◆ Source data:

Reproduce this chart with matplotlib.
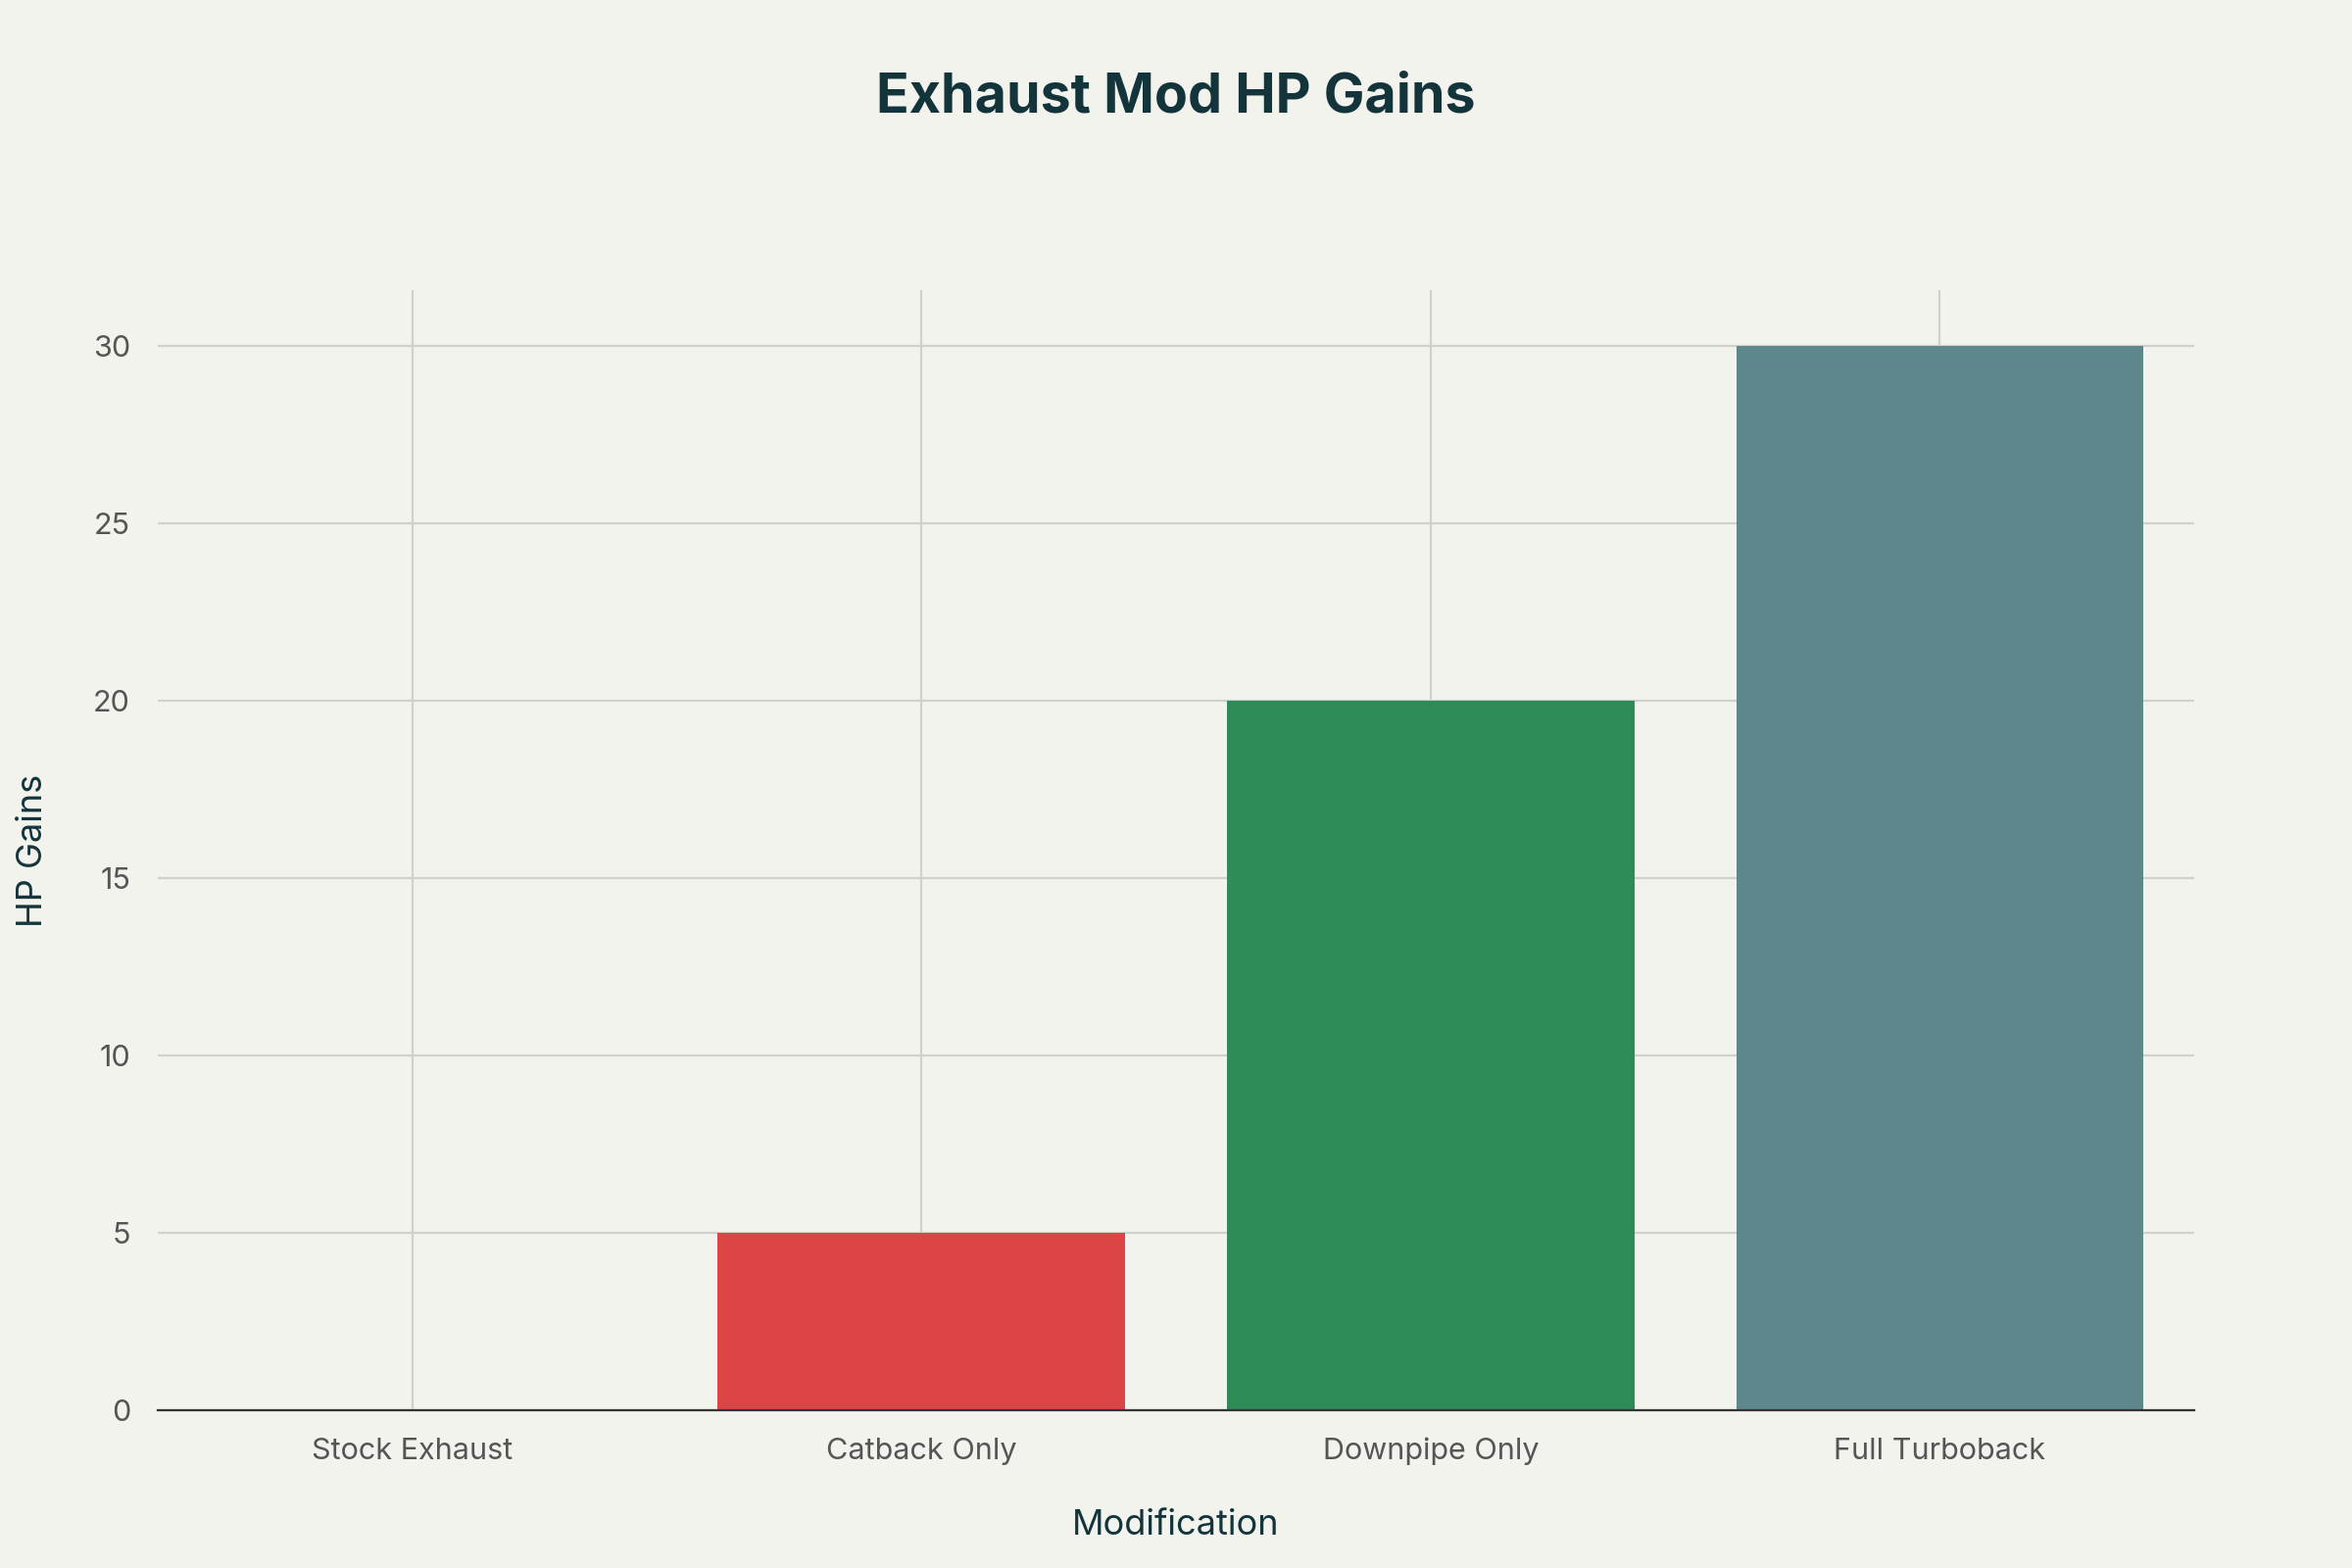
import matplotlib
matplotlib.use('Agg')
import matplotlib.pyplot as plt

plt.rcParams['font.family'] = ['Inter', 'DejaVu Sans']

categories = ['Stock Exhaust', 'Catback Only', 'Downpipe Only', 'Full Turboback']
hp_gains = [0, 5, 20, 30]
colors = ['#1fb8cd', '#db4545', '#2e8b57', '#5d878b']

BG = '#f3f3ee'
DARK = '#13343b'

fig = plt.figure(figsize=(12, 8), dpi=200, facecolor=BG)
ax = fig.add_axes([0.067, 0.1005, 0.866, 0.7145], facecolor=BG)

x = list(range(len(categories)))
ax.bar(x, hp_gains, width=0.8, color=colors, zorder=3)

ax.set_xlim(-0.5, 3.5)
ax.set_ylim(0, 31.56)
ax.set_yticks([0, 5, 10, 15, 20, 25, 30])
ax.set_xticks(x)
ax.set_xticklabels(categories)
ax.grid(True, color='#d0d0cc', linewidth=0.8, zorder=0)
for s in ['top', 'right', 'left']:
    ax.spines[s].set_visible(False)
ax.spines['bottom'].set_color('#333333')
ax.spines['bottom'].set_linewidth(0.8)
ax.spines['bottom'].set_zorder(4)
ax.tick_params(axis='both', length=0, labelsize=11, colors='#555555', pad=10)
ax.tick_params(axis='y', pad=10)

ax.set_xlabel('Modification', fontsize=13, color=DARK, labelpad=16)
ax.set_ylabel('HP Gains', fontsize=13, color=DARK, labelpad=16)
fig.text(0.5, 0.938, 'Exhaust Mod HP Gains', ha='center', va='center',
         fontsize=20, fontweight='bold', color=DARK)

fig.savefig('out.png', facecolor=BG)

◆ To do: Count how many lines in the data above hold the string "matplotlib", and give the number with no other words.

◆ Written reply: 4